Technical packages for livestock development need to consider any extra demands they make on women's time and labour.
Most rural women carry a heavy workload. Where women are involved in livestock production, marketing and product processing, such duties can take up many hours a day - especially when, as in most agropastoral and transhumant systems, women have complete responsibility for animals kept near the homestead. A 1994 IFAD study points out that managing these animals can in some ways be more difficult than taking care of camels and cattle, since women often have to spend hours collecting and storing fodder, bringing water for the animals and cleaning pens. Furthermore, most 'improvements' designed to intensify the livestock production system, such as zero-grazing (not allowing herds to go out into pasture, but instead bringing fodder to them in a cut-and-carry feeding system), fodder production and improved breeds, have increased women's livestock-related workloads. Rarely are these workload implications taken into account in assessing the appropriateness of new technology.
Among the Wodaabe Fulani of Niger, women spend some 2 900 hours a year in livestock production activities. A study in Pakistan found that women spend an average of 6.5 hours per day caring for animals and processing produce. On the minifundia (small peasant landholdings) in Peru, another study found that women spend 38 hours per week caring for cattle. This is, of course, in addition to their other crop-related and household responsibilities.
Outmigration of men (especially in Latin America and Asia) or displacement of the pastoral household (particularly in Africa) often increases women's work both in crop and livestock production. In agropastoral systems, if women can hire herders when men are away or pool their animals with another herd, their workloads will not increase substantially. But, as the study points out, there are few instances of this. Often the remittances received from absent men are not enough to permit the hiring of labour, and women end up taking on tasks that were previously men's in addition to their regular responsibilities.
The IFAD study also points out that increases in women's
workloads also frequently occur as a result of technical innovations in
livestock development, especially when these measures intensify livestock
production at the household level. It is fairly common for men to
decide on intensification, while it is the women who end up doing the
extra work -- usually without access to extension services or other sources
of needed information.
In the highlands of Kenya, it was found that improved cattle breeds and
a strategy of zero-grazing increased women's workloads because women had
to spend more time collecting animal feed.
Milk collection centres, run either cooperatively by women or on a private basis, have been tried in a number of countries as a means of enhancing milk production. However, as the IFAD study points out, these can add to women's work and increase competition for land if women have to produce fodder for their animals. Women often also end up wasting a great deal of time if the transport networks to collection centres are inefficient, resulting in their having to wait many hours for the milk collection truck.
Another technological innovation that sounds good in theory is controlled mating of small stock during the rainy season when forage is plentiful. A problem arises, however, because women often are too busy to control mating, particularly since this time of the year usually coincides with peak demand for their labour in crop production. Therefore, while the approach makes technical sense, it can prove unrealizable.

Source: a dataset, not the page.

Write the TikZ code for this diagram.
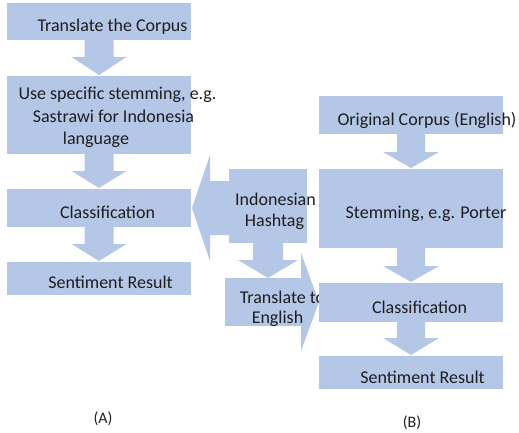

As their workloads increase, women may even be forced to take short cuts in traditional animal and range management strategies. They will tend to cut back on those requiring additional time and effort, such as taking animals to distant pastures or splitting herds.
Workload issues and the ability to combine livestock management with their other responsibilities are also important considerations in women's choice of livestock enterprises. For these reasons, women find poultry a more attractive choice than rabbits, which take more time to care for. Women may chose to take out loans for types of livestock that take less time, even though they know these livestock will be less profitable than other more time-consuming alternatives. Where fuel is scarce and the livestock is used primarily for family food, women may also consider cooking time: eggs, chicken and rabbit meat cook fairly fast.
Because of their heavy workloads, women are particularly interested in time-saving opportunities and technologies. Hand churns and cheese-making equipment can potentially save hours spent on animal product processing. During the 1950s, hand churns were successfully and extensively introduced to Maasai women; they have also proven popular elsewhere. Cooperating among themselves and relegating some of the lighter jobs to the elderly or children are other coping strategies adopted by women. .
It is important for development initiatives to consider how technological innovations will affect women's workloads. This is not just a question of avoiding negative impact on women. If the women responsible for the work involved do not have enough time available, they may not adopt the innovation.
Adapted from
M. Niamir-Fuller, Women Livestock Managers in the Third World: Focus on Technical Issues Related to Gender Roles in Livestock Production, Staff Working Paper 18, Rome: IFAD, December 1994.